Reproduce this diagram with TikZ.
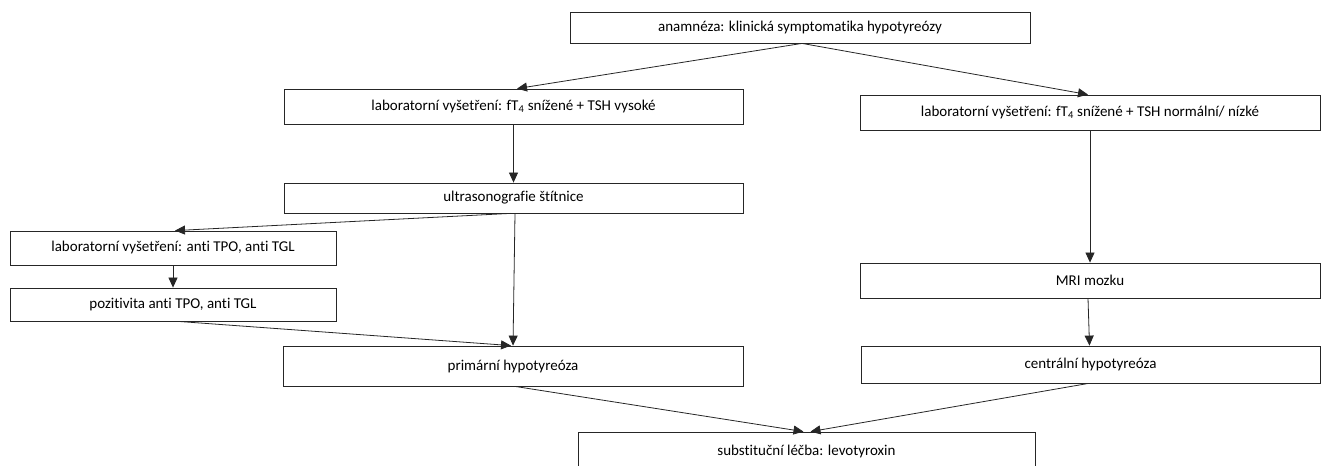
\documentclass[tikz,border=0pt]{standalone}
\usepackage{fontspec}
\setmainfont[Ligatures=NoCommon]{Carlito}
\usetikzlibrary{arrows.meta}
\begin{document}
\begin{tikzpicture}[x=1bp,y=-1bp,
  box/.style={draw=black!85,line width=0.8bp,fill=white,inner sep=0pt,
    font=\fontsize{15bp}{18bp}\selectfont,text=black},
  arr/.style={draw=black!85,line width=0.8bp,-{Triangle[length=10bp,width=9bp]}}]
\useasboundingbox (0,0) rectangle (1326,466);
\node[box,minimum width=460bp,minimum height=31bp] (n1) at (800,27.5) {anamnéza: klinická symptomatika hypotyreózy};
\node[box,minimum width=459bp,minimum height=35bp] (n2) at (513.5,106.5) {laboratorní vyšetření: fT\textsubscript{4} snížené + TSH vysoké};
\node[box,minimum width=460bp,minimum height=35bp] (n3) at (1090,112.5) {laboratorní vyšetření: fT\textsubscript{4} snížené + TSH normální/ nízké};
\node[box,minimum width=459bp,minimum height=30bp] (n4) at (513.5,198) {ultrasonografie štítnice};
\node[box,minimum width=326bp,minimum height=34bp] (n5) at (173,248) {laboratorní vyšetření: anti TPO, anti TGL};
\node[box,minimum width=326bp,minimum height=33bp] (n6) at (173,304.5) {pozitivita anti TPO, anti TGL};
\node[box,minimum width=460bp,minimum height=40bp] (n7) at (513,366) {primární hypotyreóza};
\node[box,minimum width=460bp,minimum height=35bp] (n8) at (1090,280.5) {MRI mozku};
\node[box,minimum width=459bp,minimum height=37bp] (n9) at (1090.5,364.5) {centrální hypotyreóza};
\node[box,minimum width=457bp,minimum height=38bp] (n10) at (806.5,451) {substituční léčba: levotyroxin};
\draw[arr] ([xshift=2bp]n1.south) -- ([xshift=3.5bp]n2.north);
\draw[arr] ([xshift=2bp]n1.south) -- ([xshift=-2bp]n3.north);
\draw[arr] (n2.south) -- (n4.north);
\draw[arr] ([xshift=-3bp]n4.south) -- ([xshift=2bp]n5.north);
\draw[arr] ([xshift=1.5bp]n4.south) -- (n7.north);
\draw[arr] (n5.south) -- (n6.south |- n6.north);
\draw[arr] ([xshift=5bp]n6.south) -- ([xshift=-2bp]n7.north);
\draw[arr] (n3.south) -- (n8.north);
\draw[arr] ([xshift=-2bp]n8.south) -- ([xshift=-1bp]n9.north);
\draw[arr] ([xshift=2bp]n7.south) -- ([xshift=-3bp]n10.north);
\draw[arr] ([xshift=-2bp]n9.south) -- ([xshift=4bp]n10.north);
\end{tikzpicture}
\end{document}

**WRITTEN REQUEST**
Transcribe the listing above verbatim. Omit the pictures.

**EXERCISE RESPONSE**
Reproduce this diagram with TikZ.
\documentclass[tikz,border=0pt]{standalone}
\usepackage{fontspec}
\setmainfont[Ligatures=NoCommon]{Carlito}
\usetikzlibrary{arrows.meta}
\begin{document}
\begin{tikzpicture}[x=1bp,y=-1bp,
  box/.style={draw=black!85,line width=0.8bp,fill=white,inner sep=0pt,
    font=\fontsize{15bp}{18bp}\selectfont,text=black},
  arr/.style={draw=black!85,line width=0.8bp,-{Triangle[length=10bp,width=9bp]}}]
\useasboundingbox (0,0) rectangle (1326,466);
\node[box,minimum width=460bp,minimum height=31bp] (n1) at (800,27.5) {anamnéza: klinická symptomatika hypotyreózy};
\node[box,minimum width=459bp,minimum height=35bp] (n2) at (513.5,106.5) {laboratorní vyšetření: fT\textsubscript{4} snížené + TSH vysoké};
\node[box,minimum width=460bp,minimum height=35bp] (n3) at (1090,112.5) {laboratorní vyšetření: fT\textsubscript{4} snížené + TSH normální/ nízké};
\node[box,minimum width=459bp,minimum height=30bp] (n4) at (513.5,198) {ultrasonografie štítnice};
\node[box,minimum width=326bp,minimum height=34bp] (n5) at (173,248) {laboratorní vyšetření: anti TPO, anti TGL};
\node[box,minimum width=326bp,minimum height=33bp] (n6) at (173,304.5) {pozitivita anti TPO, anti TGL};
\node[box,minimum width=460bp,minimum height=40bp] (n7) at (513,366) {primární hypotyreóza};
\node[box,minimum width=460bp,minimum height=35bp] (n8) at (1090,280.5) {MRI mozku};
\node[box,minimum width=459bp,minimum height=37bp] (n9) at (1090.5,364.5) {centrální hypotyreóza};
\node[box,minimum width=457bp,minimum height=38bp] (n10) at (806.5,451) {substituční léčba: levotyroxin};
\draw[arr] ([xshift=2bp]n1.south) -- ([xshift=3.5bp]n2.north);
\draw[arr] ([xshift=2bp]n1.south) -- ([xshift=-2bp]n3.north);
\draw[arr] (n2.south) -- (n4.north);
\draw[arr] ([xshift=-3bp]n4.south) -- ([xshift=2bp]n5.north);
\draw[arr] ([xshift=1.5bp]n4.south) -- (n7.north);
\draw[arr] (n5.south) -- (n6.south |- n6.north);
\draw[arr] ([xshift=5bp]n6.south) -- ([xshift=-2bp]n7.north);
\draw[arr] (n3.south) -- (n8.north);
\draw[arr] ([xshift=-2bp]n8.south) -- ([xshift=-1bp]n9.north);
\draw[arr] ([xshift=2bp]n7.south) -- ([xshift=-3bp]n10.north);
\draw[arr] ([xshift=-2bp]n9.south) -- ([xshift=4bp]n10.north);
\end{tikzpicture}
\end{document}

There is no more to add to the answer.